One of the key strands of achieving this brand success has come from making wine easier to understand for the consumer. Ironically, France and the other ‘Old World’ regions inadvertently provided the ‘New World’ with part of the impetus to take this approach. In the late 1980’s France was the benchmark against which many producers around the world sought to measure their wines. Bordeaux, Burgundy and Champagne were among appellations which were revered. Global markets were growing, fuelled by rising personal prosperity, creating many consumers new to wine. With this growth many ‘me-too’ branded products such as “Californian Chablis”, “Barossa Burgundy” and “Champagne from just about everywhere”, came to the market. France and the EC moved to ban the sale of these branded wines in the EC and in doing so forced their rivals to consider new ways of labelling and branding their wines. As a result, the ‘New World’ has adopted the approach of identifying grape varieties on their labels. Most ‘new’ consumers appear to find this much easier to understand and use, more so than the concept of ‘place of origin’ preferred by France and the ‘Old World.’

The wines of the ‘New World’ are regarded by many consumers to be fruity, easier to drink, consistent from year to year and relatively inexpensive. During the 1990’s growth in ‘New World’ sales was aided by very proactive action by the producing countries and further facilitated by the failure of French producers and the industry collectively, to recognise competition and respond to it. Several of these rival countries developed very collaborative business strategies for increasing their shares of world markets. These would typically include considerable investment in new wineries and winemaking equipment, to complement the encouragement of
innovation, creativity and the development of systematic approaches to winemaking. This was often coupled to the formation of jointly funded, by industry and government, Generic Promotion or Marketing Agencies with the purpose of promoting the country’s wines, encouraging feed back from the markets and supporting producers in their own promotion efforts.

The prime example of this has been ‘Wines of Australia’, which has successfully positioned Australian wines as easy to drink, inexpensive, reliable; in effect, creating ‘Brand Australia’. This model has been copied to various degrees by many ‘New World’ countries and regions, so for example, as well as ‘Strategy 2025’ from Australia, South Africa has produced its ‘Vision 2020’ and the Californians have their ‘Wine Vision’ setting out their ambitions for future success in global markets.

By contrast, the French wine industry has long been regarded as being producer focused and extremely fragmented. There are too many small producers making the type of wine that consumers do not seem to want. In addition, producer competes with producer, region competes with region. In the last twenty years, France has developed no recognisable producer brands to compete with Penfolds, Hardy’s, Lindemans of Australia or Gallo of the USA.

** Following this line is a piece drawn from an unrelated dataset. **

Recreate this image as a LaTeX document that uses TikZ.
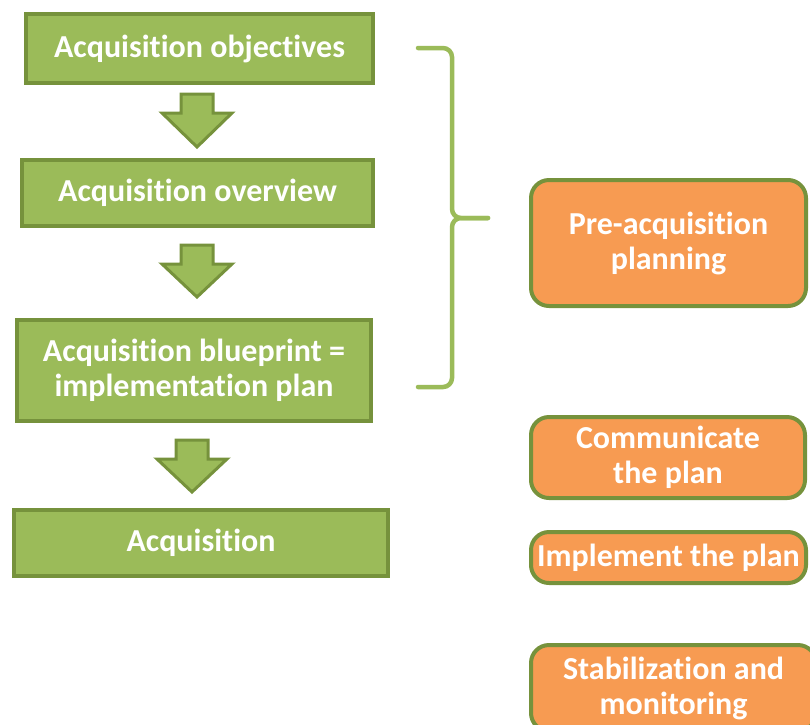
\documentclass[tikz,border=0pt]{standalone}
\usepackage{fontspec}
\setmainfont{Carlito}[Ligatures=NoCommon]
\definecolor{leaf}{HTML}{9BBB59}
\definecolor{leafdark}{HTML}{76923C}
\definecolor{tang}{HTML}{F79B52}
\begin{document}
\begin{tikzpicture}[x=1pt,y=-1pt,
  every node/.style={font=\bfseries\fontsize{32}{35}\selectfont, text=white, align=center, inner sep=0pt},
  stepbox/.style={draw=leafdark, fill=leaf, line width=4pt, rectangle},
  phase/.style={draw=leafdark, fill=tang, line width=4pt, rectangle, rounded corners=18pt},
  blockarrow/.style={draw=leafdark, fill=leaf, line width=3pt, line join=miter},
  brace/.style={draw=leaf, line width=4.5pt, rounded corners=9pt, line cap=round}]
\useasboundingbox (0,0) rectangle (810,724);

% left column: the four stages
\node[stepbox, minimum width=347, minimum height=69] (obj) at (199.5,48.5) {Acquisition objectives};
\node[stepbox, minimum width=351, minimum height=66] (ovw) at (197.5,193) {Acquisition overview};
\node[stepbox, minimum width=354, minimum height=101] (blu) at (194,370.5) {Acquisition blueprint =\\implementation plan};
\node[stepbox, minimum width=374, minimum height=66] (acq) at (201,543) {Acquisition};

% block arrows between the stages
\foreach \cx/\top/\tip in {197/94/147, 197/245/297, 192/440/492} {
  \path[blockarrow] (\cx-16,\top) -- (\cx+16,\top) -- (\cx+16,\top+19) -- (\cx+35,\top+19)
     -- (\cx,\tip) -- (\cx-35,\top+19) -- (\cx-16,\top+19) -- cycle;
}

% right column: the phases
\node[phase, minimum width=275, minimum height=126] (pre) at (668.5,243) {Pre-acquisition\\planning};
\node[phase, minimum width=274, minimum height=81] (com) at (668,457.5) {Communicate\\the plan};
\node[phase, minimum width=275, minimum height=51] (imp) at (668.5,557.5) {Implement the plan};
\node[phase, minimum width=285, minimum height=86] (sta) at (673.5,688) {Stabilization and\\monitoring};

% brace grouping the first three stages
\coordinate (bt) at (418,48);
\coordinate (bb) at (418,387);
\coordinate (bm) at (452,218);
\coordinate (bp) at (488,218);
\path[brace] (bt) -| (bm) -- (bp);
\path[brace] (bb) -| (bm) -- (bp);
\end{tikzpicture}
\end{document}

Until very recently, there were very few, if any collaborative efforts to promote “The Wines of France”. Indeed, there has been relatively little promotion of French wines to consumer markets at all. It is little surprise then that France has been ill equipped to deal with the consumer focused onslaught from Australia and other rivals. Whilst the ‘New World’ was investing in modern equipment and practices for modern markets, French producers did not, preferring to emphasise tradition over innovation. Many, even in France, consider this to have been due to arrogance and complacency.

Yet today, despite now recognising its competitive deficiencies and rivals strengths, France continues to inflict pain upon itself. There are still too many wineries producing poor quality or market unfriendly wine. Having finally realised that they have been outflanked, French winemakers find themselves restricted by the country’s regulations and therefore unable to fight fire with fire. For example, while continuing to protect the integrity of place, Appellation regulations prohibit the use of grape descriptors on front labels, exacerbating the understanding and image problem. These same regulations prevent winemakers from experimenting with some newer winemaking practices, such as use of oak chips or from using different or non- approved grape varieties unless the producer is prepared to declassify the wine below the Appellation Controlee level and thus to drop the wine out of the only internationally perceived quality badge available to French producers.

Recent political problems and currency fluctuations have merely compounded, not created, the difficulties facing France. Evidence for this comes from the fact that in some specific niches France still leads the world. The finest wines of Bordeaux and Burgundy are matchless, having created brands based on quality, luxury and attainability. Whilst in Champagne, perhaps the most widely known wine brand of all, France has a region which is still growing its market share.

France’s loss of its lead position in many markets represents a classic study of marketing failure. Marketing in its truest sense; listening to the customer and delivering what the customer needs. However, with 914 million bottles of wine exported in 2004, France remains a very strong and key player. To regain its position at the top of these markets will require considerable and significant changes on the part of French producers and its industry collectively. However the French should be
encouraged by the thought that many of the remedies lie in their own hands, the big
question that remains is “Will they take them?”